Among the various clinical features of PHTS, a possible correlation between nodular thyroid disease and head circumference and the presence of multiple lipoma emerged in the analyzed cohort. Thus, a head circumference >4 SDS might be associated with a higher risk of thyroid nodules, such as the presence of multiple lipomas with a greater likehood of nodular thyroid disease. Undoubtedly, these two possible associations, not previously reported by other authors, need to be confirmed in larger cohorts.

A possible correlation between genotype and thyroid disease was also observed in the cohort presented here, as all the subjects harboring mutations in exons 6 and 8 of the gene showed thyroid nodules. However, this finding also needs to be confirmed in larger cohorts, as no genotype-phenotype correlation between PTEN mutations and thyroid disease has been reported so far [6-9].

Among nodular thyroid disease, the presence of multinodular struma was the most common finding (35.3%), followed by benign nodular disease (29.4%). No malignant nodules were detected in our cohort and fine needle biopsy (FNAB) was performed only in case of nodules >1 cm or when ultrasound features were highly suspicious of malignancy. Total thyroidectomy was chosen in all cases of surgery; cytological analysis showed adenomatous nodules in 3 cases and follicular adenoma in 1 female subject.
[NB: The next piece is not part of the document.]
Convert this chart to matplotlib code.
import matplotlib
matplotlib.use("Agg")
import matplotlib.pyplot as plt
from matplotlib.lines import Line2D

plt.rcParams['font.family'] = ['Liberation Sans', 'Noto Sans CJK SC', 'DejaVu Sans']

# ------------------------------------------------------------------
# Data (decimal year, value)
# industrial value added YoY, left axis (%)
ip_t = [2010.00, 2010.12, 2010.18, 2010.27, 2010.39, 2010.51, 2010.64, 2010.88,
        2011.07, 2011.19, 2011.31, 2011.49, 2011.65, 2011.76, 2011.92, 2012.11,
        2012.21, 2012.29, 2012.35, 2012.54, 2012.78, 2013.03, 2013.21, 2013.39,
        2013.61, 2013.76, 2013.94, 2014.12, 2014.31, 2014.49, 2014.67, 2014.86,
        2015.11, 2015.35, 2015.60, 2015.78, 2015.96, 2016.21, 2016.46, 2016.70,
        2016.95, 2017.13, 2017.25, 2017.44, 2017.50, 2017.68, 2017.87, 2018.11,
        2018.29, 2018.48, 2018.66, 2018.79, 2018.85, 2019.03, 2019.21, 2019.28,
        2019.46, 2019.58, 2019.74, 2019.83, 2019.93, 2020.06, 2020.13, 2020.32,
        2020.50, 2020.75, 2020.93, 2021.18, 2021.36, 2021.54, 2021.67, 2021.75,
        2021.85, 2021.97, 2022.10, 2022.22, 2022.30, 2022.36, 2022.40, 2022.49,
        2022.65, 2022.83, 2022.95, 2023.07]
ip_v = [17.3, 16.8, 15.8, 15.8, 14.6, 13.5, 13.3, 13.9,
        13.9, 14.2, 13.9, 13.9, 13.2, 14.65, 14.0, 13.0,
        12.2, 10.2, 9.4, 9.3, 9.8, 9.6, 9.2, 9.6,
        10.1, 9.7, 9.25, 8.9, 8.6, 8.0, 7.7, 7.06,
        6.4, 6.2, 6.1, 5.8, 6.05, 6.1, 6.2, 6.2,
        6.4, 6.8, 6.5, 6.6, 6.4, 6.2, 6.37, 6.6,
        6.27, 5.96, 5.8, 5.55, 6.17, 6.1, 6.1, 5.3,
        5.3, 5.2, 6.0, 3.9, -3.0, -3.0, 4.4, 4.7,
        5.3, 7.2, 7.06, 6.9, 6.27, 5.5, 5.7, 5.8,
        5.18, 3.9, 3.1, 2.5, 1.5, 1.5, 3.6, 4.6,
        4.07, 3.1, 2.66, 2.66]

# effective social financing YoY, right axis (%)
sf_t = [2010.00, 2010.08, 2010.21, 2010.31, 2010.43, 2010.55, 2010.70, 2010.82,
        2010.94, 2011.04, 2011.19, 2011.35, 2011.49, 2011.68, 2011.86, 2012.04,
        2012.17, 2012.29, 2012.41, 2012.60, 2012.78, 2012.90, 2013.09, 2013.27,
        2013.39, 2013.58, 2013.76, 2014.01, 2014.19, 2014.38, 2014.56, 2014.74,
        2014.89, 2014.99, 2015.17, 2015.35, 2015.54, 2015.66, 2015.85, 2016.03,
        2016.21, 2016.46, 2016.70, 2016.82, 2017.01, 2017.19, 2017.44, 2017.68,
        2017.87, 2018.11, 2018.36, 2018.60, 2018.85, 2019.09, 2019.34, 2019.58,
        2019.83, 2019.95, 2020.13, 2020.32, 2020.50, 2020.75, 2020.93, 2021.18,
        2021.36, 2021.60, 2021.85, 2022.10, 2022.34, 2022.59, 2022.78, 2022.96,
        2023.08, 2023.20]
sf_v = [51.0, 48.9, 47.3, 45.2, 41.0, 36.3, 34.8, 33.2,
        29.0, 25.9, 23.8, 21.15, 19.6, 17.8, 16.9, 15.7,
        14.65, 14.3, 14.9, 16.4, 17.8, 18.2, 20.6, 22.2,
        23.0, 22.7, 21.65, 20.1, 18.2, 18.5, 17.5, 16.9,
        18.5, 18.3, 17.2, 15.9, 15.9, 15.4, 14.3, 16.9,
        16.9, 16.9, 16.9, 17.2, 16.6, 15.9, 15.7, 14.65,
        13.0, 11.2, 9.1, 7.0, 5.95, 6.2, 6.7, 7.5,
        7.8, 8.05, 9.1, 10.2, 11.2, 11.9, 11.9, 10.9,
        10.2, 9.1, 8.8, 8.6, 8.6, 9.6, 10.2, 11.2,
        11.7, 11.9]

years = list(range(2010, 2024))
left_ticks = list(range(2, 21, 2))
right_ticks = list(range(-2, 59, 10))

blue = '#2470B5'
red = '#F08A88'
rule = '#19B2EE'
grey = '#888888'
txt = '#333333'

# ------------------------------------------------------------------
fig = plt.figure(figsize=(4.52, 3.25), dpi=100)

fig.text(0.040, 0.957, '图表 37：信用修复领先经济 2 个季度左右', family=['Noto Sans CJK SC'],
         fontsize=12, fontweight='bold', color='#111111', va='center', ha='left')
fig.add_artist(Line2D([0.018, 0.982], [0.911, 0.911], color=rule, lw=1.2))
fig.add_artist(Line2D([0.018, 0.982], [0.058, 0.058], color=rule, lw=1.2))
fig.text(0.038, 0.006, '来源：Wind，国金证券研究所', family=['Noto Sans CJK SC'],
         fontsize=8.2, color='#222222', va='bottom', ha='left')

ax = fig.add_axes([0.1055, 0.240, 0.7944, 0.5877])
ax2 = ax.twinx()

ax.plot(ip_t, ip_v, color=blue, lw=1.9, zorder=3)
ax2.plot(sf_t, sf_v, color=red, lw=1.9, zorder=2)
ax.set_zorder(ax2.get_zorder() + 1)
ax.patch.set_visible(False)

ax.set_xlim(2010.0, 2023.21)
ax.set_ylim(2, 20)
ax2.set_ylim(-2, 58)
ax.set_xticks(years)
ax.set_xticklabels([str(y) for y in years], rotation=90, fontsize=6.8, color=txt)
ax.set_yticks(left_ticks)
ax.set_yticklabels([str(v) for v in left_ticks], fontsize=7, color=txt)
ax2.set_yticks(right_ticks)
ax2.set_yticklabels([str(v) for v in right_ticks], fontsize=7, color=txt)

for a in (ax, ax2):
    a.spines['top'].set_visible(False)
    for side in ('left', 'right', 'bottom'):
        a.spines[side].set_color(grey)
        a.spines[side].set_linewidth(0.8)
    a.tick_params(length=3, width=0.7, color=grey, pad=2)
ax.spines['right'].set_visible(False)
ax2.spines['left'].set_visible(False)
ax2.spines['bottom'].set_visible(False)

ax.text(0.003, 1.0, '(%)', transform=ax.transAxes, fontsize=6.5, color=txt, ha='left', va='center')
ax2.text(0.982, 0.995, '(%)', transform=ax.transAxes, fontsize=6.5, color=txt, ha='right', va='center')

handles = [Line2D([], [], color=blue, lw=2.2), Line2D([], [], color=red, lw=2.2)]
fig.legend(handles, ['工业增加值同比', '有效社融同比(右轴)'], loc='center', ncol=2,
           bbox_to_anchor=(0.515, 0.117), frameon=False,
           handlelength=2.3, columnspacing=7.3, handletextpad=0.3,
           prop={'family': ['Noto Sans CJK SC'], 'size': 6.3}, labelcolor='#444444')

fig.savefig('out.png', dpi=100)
We agree with the recommendation of other groups that in these patients, when surgery is performed, the total thyroidectomy approach is the most advisable option in pediatric age [6-9].

All the subjects we collected had a normal thyroid hormone profile and none showed anti-peroxidase or anti-thyroglobulin antibodies, as reported by many authors [6-9].

We are aware that the limitations of this study are the retrospective nature of the data collection and the small size of the cohort, which limit the strength of the statistical analysis.

Therefore, the association of the severity of macrocephaly and multiple lipomas with nodular thyroid disease needs to be confirmed in larger cohorts, as well as the involvement of exon 6 and 8, which appears to increase the risk of nodular disease.

In conclusion, nodular thyroid disease is often the first serious complication in children with PTEN mutations, who have a higher risk of thyroid cancer. Therefore, an ultrasound surveillance program is recommended in all patients from infancy to avoid delayed diagnosis. The frequency of ultrasound screening should be decided on the basis of the first evaluation after confirmation of the PTEN mutation, but annual monitoring may be proposed, especially if severe macrocephaly is present. The proposed interval has to be modified and adapted when suspicious features of malignancy are present. In these cases, a fine needle biopsy is recommended and, if surgery is required, total thyroidectomy should be preferred.